What does this mean? As Pangram gets more experience with human text through our active learning algorithm, it gradually gets better. That is how we have gotten our false positive rate from 2%, to 1%, to 0.1%, and now down to 0.01%. Perplexity based detectors are not able to improve by seeing more data.
DetectGPT: Zero-Shot Machine-Generated Text Detection using Probability Curvature is a paper that looks at the local perplexity landscape to distinguish human and AI writing rather than absolute perplexity values.
Spotting LLMs with Binoculars: Zero-Shot Detection of Machine-Generated Text uses a novel metric called "cross-perplexity" to improve upon basic perplexity detection.
Pangram's technical whitepaper goes deeper into our alternative solution for detecting AI-generated text based on deep active learning.
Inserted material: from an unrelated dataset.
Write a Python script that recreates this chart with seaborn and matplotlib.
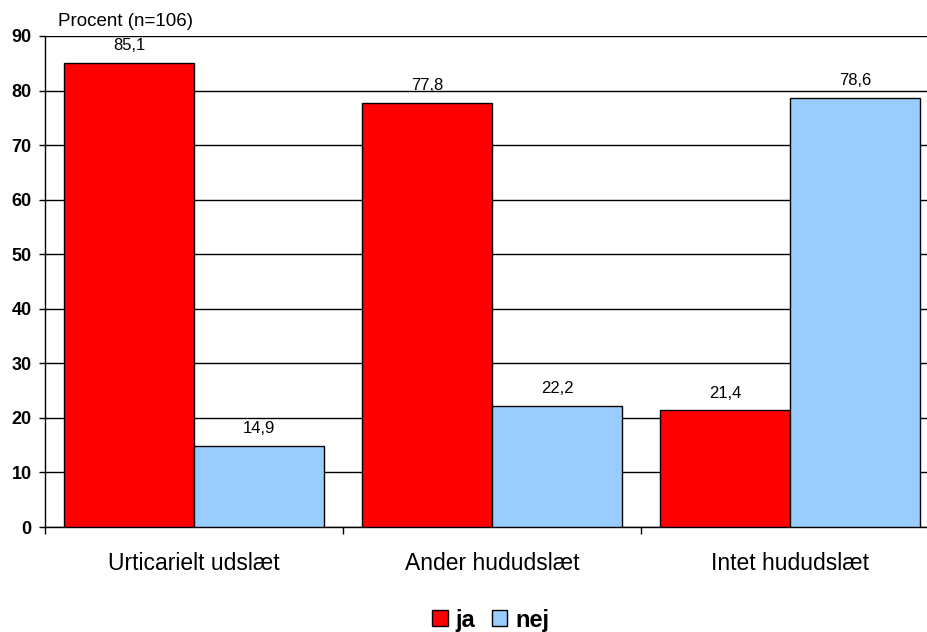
import matplotlib
matplotlib.use("Agg")
import matplotlib.pyplot as plt
import seaborn as sns
import pandas as pd
from matplotlib.patches import Patch

categories = ["Urticarielt udslæt", "Ander hududslæt", "Intet hududslæt"]
series_names = ["ja", "nej"]
ja_values = [85.1, 77.8, 21.4]
nej_values = [14.9, 22.2, 78.6]
colors = ["#FF0000", "#99CCFF"]

rows = []
for c, j, n in zip(categories, ja_values, nej_values):
    rows.append({"cat": c, "svar": "ja", "val": j})
    rows.append({"cat": c, "svar": "nej", "val": n})
df = pd.DataFrame(rows)

sns.set_style("white")
plt.rcParams["font.family"] = ["Liberation Sans", "DejaVu Sans"]
plt.rcParams["text.color"] = "black"
plt.rcParams["xtick.color"] = "black"
plt.rcParams["ytick.color"] = "black"

fig = plt.figure(figsize=(9.28, 6.32), dpi=100)
W, H = 928, 632
x0, x1 = 45, 939
y0, y1 = 527, 36
ax = fig.add_axes([x0 / W, (H - y0) / H, (x1 - x0) / W, (y0 - y1) / H])

sns.barplot(data=df, x="cat", y="val", hue="svar", order=categories,
            hue_order=series_names, palette=colors, saturation=1, width=0.872, gap=0,
            edgecolor="black", linewidth=1.0, legend=False, ax=ax, zorder=3)

ax.set_xlim(-0.5, 2.5)
ax.set_ylim(0, 90)
ax.set_yticks(range(0, 91, 10))
ax.set_yticklabels([str(v) for v in range(0, 91, 10)], fontsize=13, fontweight="bold")
ax.yaxis.grid(True, color="black", linewidth=1.0, zorder=0)
ax.set_axisbelow(True)
ax.tick_params(axis="y", direction="out", length=4.5, width=1, color="black", pad=5, left=True,
               labelcolor="black")

ax.set_xticks(range(len(categories)))
ax.set_xticklabels(categories, fontsize=16.5)
ax.tick_params(axis="x", which="major", length=0, pad=18, labelcolor="black")
ax.set_xticks([-0.5, 0.5, 1.5, 2.5], minor=True)
ax.tick_params(axis="x", which="minor", direction="out", length=5, width=1, color="black", bottom=True)

for s in ["top", "right"]:
    ax.spines[s].set_visible(False)
for s in ["left", "bottom"]:
    ax.spines[s].set_color("black")
    ax.spines[s].set_linewidth(1.0)

ax.set_xlabel("")
ax.set_ylabel("")

for cont in ax.containers:
    labels = [f"{v:.1f}".replace(".", ",") for v in cont.datavalues]
    ax.bar_label(cont, labels=labels, padding=7, fontsize=12, color="black")

fig.text(58 / W, 1 - 21 / H, "Procent (n=106)", fontsize=13.5, ha="left", va="center")

handles = [Patch(facecolor=c, edgecolor="black", linewidth=1) for c in colors]
leg = fig.legend(handles, series_names, loc="center", bbox_to_anchor=(491 / W, 1 - 620 / H),
                 ncol=2, frameon=False, prop={"weight": "bold", "size": 17},
                 handlelength=0.65, handleheight=0.65, handletextpad=0.35, columnspacing=0.7)

fig.savefig("out.png", dpi=100)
There's a big difference between computing a statistic that correlates with AI-generated writing and building a production grade system that can reliably detect AI-generated writing. While perplexity based detectors capture an important facet of what makes human writing human and what makes AI writing AI, for the reasons described in this article, you cannot use a perplexity based detector to reliably detect AI-generated writing while maintaining a false positive rate low enough for production applications.
In environments like education where false positive avoidance is critical, we hope to see more research move towards deep learning based methods and away from perplexity and burstiness, or metric-based methods.
We hope this gives some insight into why Pangram has chosen not to use perplexity and burstiness to detect AI-generated text, and instead focus on reliable methods that scale.